An effective incident response plan should be regularly tested and updated to ensure that it remains effective in the face of changing cybersecurity threats and organizational changes.

Security awareness training

Employees are often the weakest link in an organization’s cybersecurity defenses. This is a process of educating employees about the risks and best practices associated with cybersecurity. Regular security awareness training can help employees recognize and avoid common security threats such as phishing attacks, social engineering, and malware.

Effective security awareness training programs should include the following elements:

  • Risk awareness: Employees should be educated on the different types of cyber threats that may target them, such as phishing emails, social engineering attacks, and malware. They should also be taught how to identify and report these threats to the appropriate person or team within the organization.
  • Best practices: Employees should be taught best practices for password management, secure file sharing, and safe browsing habits, among other topics. This includes using strong, unique passwords, avoiding public Wi-Fi networks, and being cautious when opening email attachments or clicking on links.
  • Policies and procedures: Employees should be educated on the organization’s cybersecurity policies and procedures, including incident reporting protocols, access controls, and data handling procedures.
  • Simulation exercises: Security awareness training should include simulation exercises that test employees’ ability to identify and respond to cybersecurity threats. These exercises may include phishing simulations, social engineering simulations, and other scenarios that simulate real-world cybersecurity threats.


Encryption

Encryption can help protect sensitive data both in transit and at rest. Implementing encryption for sensitive data such as payment information or personal data can reduce the risk of data breaches and protect the organization’s reputation.

The main purpose of encryption is to make data unreadable by unauthorized parties.

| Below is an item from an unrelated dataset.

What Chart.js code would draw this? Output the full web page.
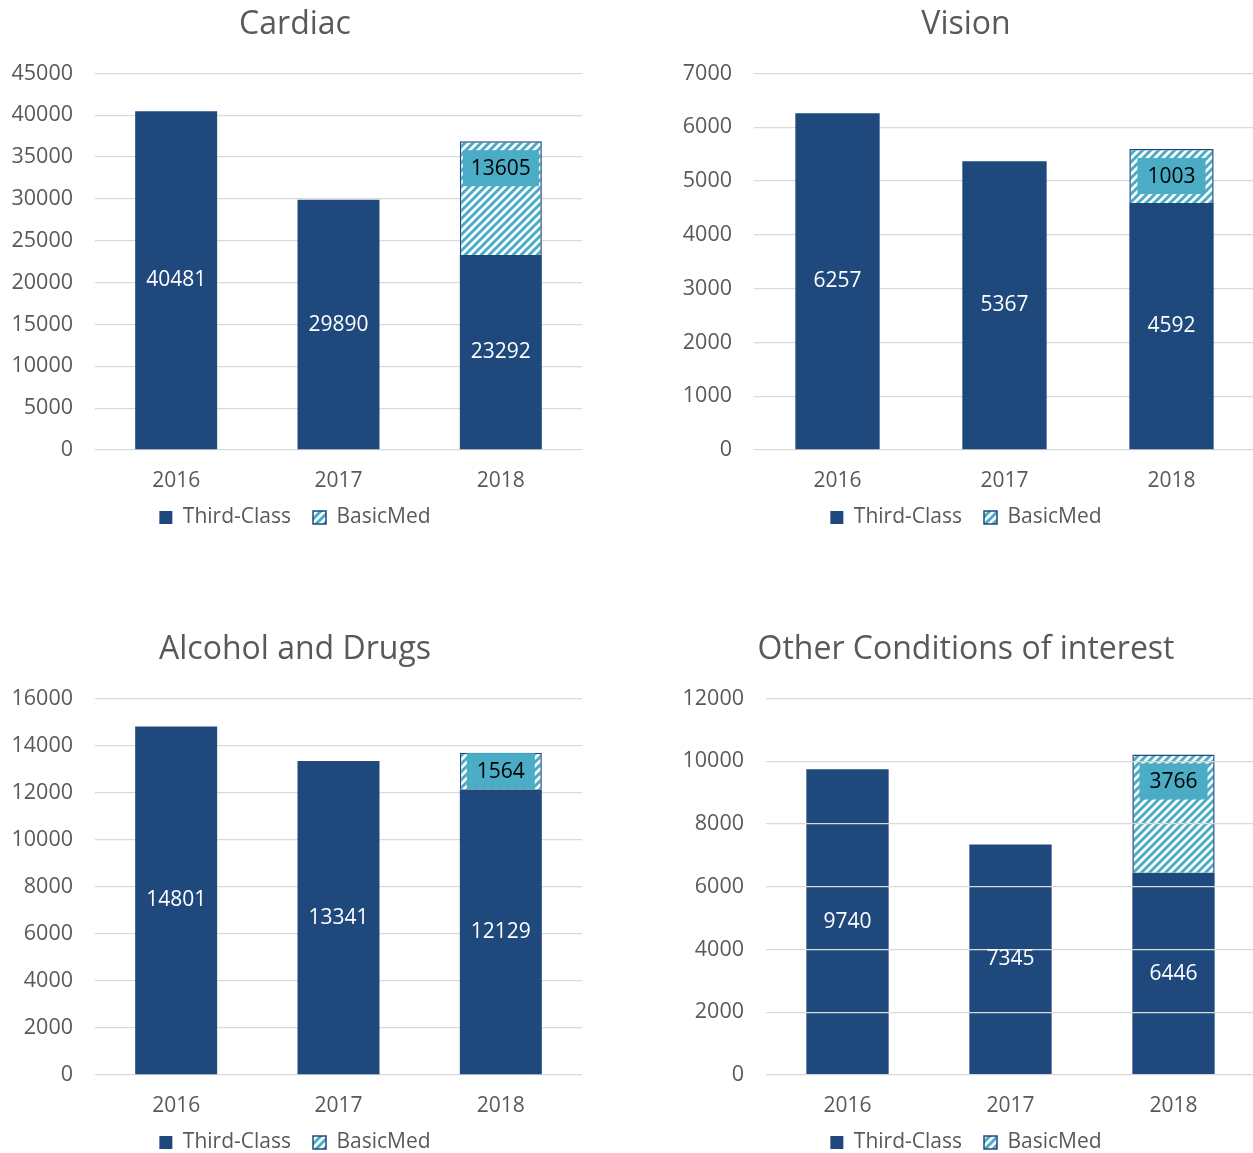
<!DOCTYPE html>
<html>
<head>
<meta charset="utf-8">
<script src="https://cdn.jsdelivr.net/npm/chart.js@4.4.1/dist/chart.umd.min.js"></script>
<style>
  html, body { margin: 0; padding: 0; background: #ffffff; overflow: hidden; }
  #wrap { position: relative; width: 1253px; height: 1153px; overflow: hidden; }
  .box { position: absolute; }
</style>
</head>
<body>
<div id="wrap">
  <div class="box" style="left:8px;top:0px;width:574px;height:538px;"><canvas id="c1"></canvas></div>
  <div class="box" style="left:677px;top:0px;width:578px;height:538px;"><canvas id="c2"></canvas></div>
  <div class="box" style="left:8px;top:625px;width:574px;height:538px;"><canvas id="c3"></canvas></div>
  <div class="box" style="left:677px;top:625px;width:578px;height:538px;"><canvas id="c4"></canvas></div>
</div>
<script>
// ---------- data ----------
const years = ['2016', '2017', '2018'];
const seriesNames = ['Third-Class', 'BasicMed'];

const cardiacThird = [40481, 29890, 23292];
const cardiacBasic = [null, null, 13605];

const visionThird = [6257, 5367, 4592];
const visionBasic = [null, null, 1003];

const alcoholThird = [14801, 13341, 12129];
const alcoholBasic = [null, null, 1564];

const otherThird = [9740, 7345, 6446];
const otherBasic = [null, null, 3766];

const titles = ['Cardiac', 'Vision', 'Alcohol and Drugs', 'Other Conditions of interest'];
const axisMax = [45000, 7000, 16000, 12000];
const axisStep = [5000, 1000, 2000, 2000];

// ---------- styles ----------
const DARK = '#1F497D';
const TEAL = '#4BACC6';
const GRAY = '#595959';
const GRID = '#D9D9D9';
const FONT = "'Open Sans', 'Noto Sans', sans-serif";

function makeHatch() {
  const c = document.createElement('canvas');
  c.width = 8; c.height = 8;
  const g = c.getContext('2d');
  g.fillStyle = '#ffffff';
  g.fillRect(0, 0, 8, 8);
  g.strokeStyle = TEAL;
  g.lineWidth = 3;
  g.beginPath();
  g.moveTo(-2, 10); g.lineTo(10, -2);
  g.moveTo(-6, 6); g.lineTo(6, -6);
  g.moveTo(2, 14); g.lineTo(14, 2);
  g.stroke();
  return document.createElement('canvas').getContext('2d').createPattern(c, 'repeat');
}
const hatch = makeHatch();

const labelPlugin = {
  id: 'barLabels',
  afterDraw(chart) {
    const ctx = chart.ctx;
    ctx.save();
    ctx.font = "21px " + FONT;
    ctx.textAlign = 'center';
    ctx.textBaseline = 'middle';
    chart.data.datasets.forEach((ds, di) => {
      const meta = chart.getDatasetMeta(di);
      meta.data.forEach((el, i) => {
        const v = ds.data[i];
        if (v === null || v === undefined) return;
        const p = el.getProps(['x', 'y', 'base', 'width'], true);
        const top = Math.min(p.y, p.base), bot = Math.max(p.y, p.base);
        const txt = String(v);
        if (di === 0) {
          ctx.fillStyle = '#ffffff';
          ctx.fillText(txt, p.x, (top + bot) / 2);
        } else {
          const h = bot - top;
          const cy = top + Math.min(27, h / 2);
          const tw = ctx.measureText(txt).width;
          const bw = Math.min(tw + 20, p.width - 6);
          const bh = 36;
          ctx.fillStyle = TEAL;
          ctx.fillRect(p.x - bw / 2, cy - bh / 2, bw, bh);
          ctx.fillStyle = '#000000';
          ctx.fillText(txt, p.x, cy + 1);
        }
      });
    });
    ctx.restore();
  }
};

function makeChart(id, idx, third, basic, yWidth, gridOnTop) {
  new Chart(document.getElementById(id), {
    type: 'bar',
    data: {
      labels: years,
      datasets: [
        {
          label: seriesNames[0],
          data: third,
          backgroundColor: DARK,
          borderColor: DARK,
          borderWidth: 0,
          stack: 's',
          categoryPercentage: 1,
          barPercentage: 0.505
        },
        {
          label: seriesNames[1],
          data: basic,
          backgroundColor: hatch,
          borderColor: DARK,
          borderWidth: 1.5,
          stack: 's',
          categoryPercentage: 1,
          barPercentage: 0.505
        }
      ]
    },
    plugins: [labelPlugin],
    options: {
      responsive: true,
      maintainAspectRatio: false,
      animation: false,
      layout: { padding: { left: 0, right: 0, top: 0, bottom: 0 } },
      plugins: {
        title: {
          display: true,
          text: titles[idx],
          color: GRAY,
          font: { family: FONT, size: 32, weight: 'normal' },
          padding: { top: 6, bottom: 29 }
        },
        legend: {
          display: true,
          position: 'bottom',
          labels: {
            color: GRAY,
            font: { family: FONT, size: 21 },
            boxWidth: 13,
            boxHeight: 13,
            padding: 22
          }
        },
        tooltip: { enabled: false }
      },
      scales: {
        x: {
          stacked: true,
          afterFit(scale) {
            scale.height = 35;
            scale._computeLabelArea = () => undefined;
          },
          grid: { display: false, drawTicks: false },
          border: { display: false },
          ticks: { color: GRAY, font: { family: FONT, size: 21 }, padding: 18 }
        },
        y: {
          stacked: true,
          min: 0,
          max: axisMax[idx],
          afterFit(scale) { scale.width = yWidth; },
          grid: { color: GRID, lineWidth: 1.3, drawTicks: false, z: gridOnTop ? 1 : -1 },
          border: { display: false },
          ticks: {
            stepSize: axisStep[idx], color: GRAY, font: { family: FONT, size: 21.5 }, padding: 22,
            callback: (v) => String(v)
          }
        }
      }
    }
  });
}

makeChart('c1', 0, cardiacThird, cardiacBasic, 87, false);
makeChart('c2', 1, visionThird, visionBasic, 77, false);
makeChart('c3', 2, alcoholThird, alcoholBasic, 87, false);
makeChart('c4', 3, otherThird, otherBasic, 89, true);
</script>
</body>
</html>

Encryption is used in various applications, such as secure messaging, online payments, and data storage.

Encryption involves the use of an algorithm and a secret key. The algorithm performs mathematical operations on the plain text to convert it into cipher text, while the key is used to lock and unlock the encrypted data. The key must be kept secret by the sender and receiver to ensure that only authorized parties can decrypt the data.

Encryption has many benefits, including:

  • Confidentiality: Encryption protects sensitive data from unauthorized access by ensuring that only authorized parties can decrypt the data.
  • Integrity: Encryption ensures that the data has not been altered or tampered with during transmission by providing mechanisms for data authentication.
  • Authentication: Encryption provides a means for verifying the identity of the sender and receiver by using digital certificates and signatures.
  • Compliance: Encryption is often required by industry regulations and standards to protect sensitive data, such as financial information and personal identifiable information (PII).

Continuous monitoring

Continuous monitoring of systems and networks can help organizations detect and respond to security incidents in real-time. This includes monitoring for anomalous activity, such as unauthorized access attempts, and maintaining logs of all activity for audit purposes.

Implementing these essential cybersecurity controls can help organizations protect their systems and data from cyber threats and minimize the risk of a data breach or cyberattack.